Regulation and legislation

Dutch government scraps part of VBAR

Over the past year and a half, the market has been mainly characterised by uncertainty. Uncertainty about regulations, enforcement, and the question of when a collaboration with a freelancer is still considered entrepreneurship — and when it is seen as disguised employment.

By scrapping the clarification part of VBAR, the Dutch government is now trying to reduce this unrest and create space for a new law: the Self-Employed Act.

 

Uncertainty mainly changed the contract form — not the demand

What became especially clear in the past period is that the demand for temporary expertise has never disappeared.

Organisations continue to need specialist knowledge, temporary capacity, and independent expertise. Interim professionals play an important role, especially in complex AI transformations or ERP implementations and innovation issues. Yet we saw many organisations become more cautious about hiring freelancers. Not because the need changed, but because the legal risk became less predictable.

In response, alternative constructions emerged, such as:

  • deta-permanent
  • temporary employment
  • payrolling
  • deployment via secondment structures

On paper, these forms offered more certainty. In practice, they were often mainly a contractually different interpretation of the same demand for temporary expertise.

The work, the project-based deployment, and the need for specialist knowledge often remained identical.

VBAR

Risk aversion driven by uncertainty about the rules

It is understandable that organisations became more cautious.

Since 1 January 2025, enforcement against false self-employment has resumed in full. If a collaboration with a self-employed professional is later classified as an employment relationship, the client organisation may still be confronted with:

  • payroll taxes
  • social security contributions
  • employment law obligations
  • potential financial corrections or back payments

For many organisations, this was reason enough to minimise risk wherever possible.

At the same time, in practice we observed that the shift towards alternative contract structures was often not the result of a different way of working, but primarily of insufficient clarity on how the existing rules should be applied correctly.

As a result, the response was frequently risk-averse: organisations preferred to choose a different contractual structure rather than run the risk of a potential reassessment or financial correction.

 

What this meant for self-employed professionals

For many independent professionals, this period involved difficult choices.

Should you adapt to a different contractual structure?
Or wait until there was more clarity?

For many interim professionals, this discussion touches on something fundamental: entrepreneurship.

Self-employed professionals often consciously choose:

  • project-based work
  • independent advice
  • flexibility in assignments
  • personal responsibility for their professional development

Structures such as temporary employment or deta-vast arrangements therefore do not feel like a solution to many professionals, but rather a limitation of their preferred way of working.

 

Why interim professionals remain important

What is sometimes overlooked in the broader discussion is the role that independent professionals play in the development of organisations.

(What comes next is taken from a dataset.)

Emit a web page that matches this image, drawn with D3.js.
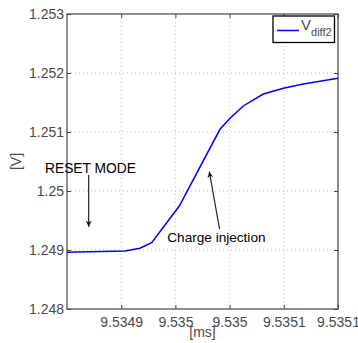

Particularly in complex transformations, they bring:

  • specialist expertise
  • experience from multiple organisations
  • speed within projects
  • an independent perspective

This often makes interim professionals a key accelerator of innovation and change, directly contributing to strengthening the innovative capacity of the Dutch economy.

 

The NXTminds approach

At NXTminds, during this period we deliberately focused on creating greater clarity.

When the Dutch Tax Authority introduced a new assessment framework for employment relationships at the end of 2024, we developed a Wet DBA start scan. This allowed us to assess in advance whether assignments met the most important criteria within the framework.

In addition, we carried out interim checks during assignments.

Not because the market was waiting for more rules, but because transparency and well-structured collaboration are essential to operating within the legal framework.

 

What this step by the government means

By removing the clarification component of VBAR, the government aims to reduce the current uncertainty in the market. At the same time, enforcement against false self-employment will remain in place. In addition, the government intends to accelerate another element of the VBAR proposal: a legal presumption for self-employed professionals with an hourly rate of up to €38, allowing them to more easily claim protection if the working relationship is effectively that of employment. In the longer term, the Self-Employed Persons Act (Zelfstandigenwet) is intended to provide a clearer legal position for self-employed professionals within Dutch labour law.

 

Back to what really matters

Hopefully, this step will bring more stability to the market. Because ultimately one thing remains clear: organisations continue to need strong interim professionals who can accelerate change. When regulation becomes clearer and collaboration feels less legally burdensome, space returns for what truly matters: progress, innovation, and connecting the right expertise to the right challenges.

And that is exactly what NXTminds works on every day.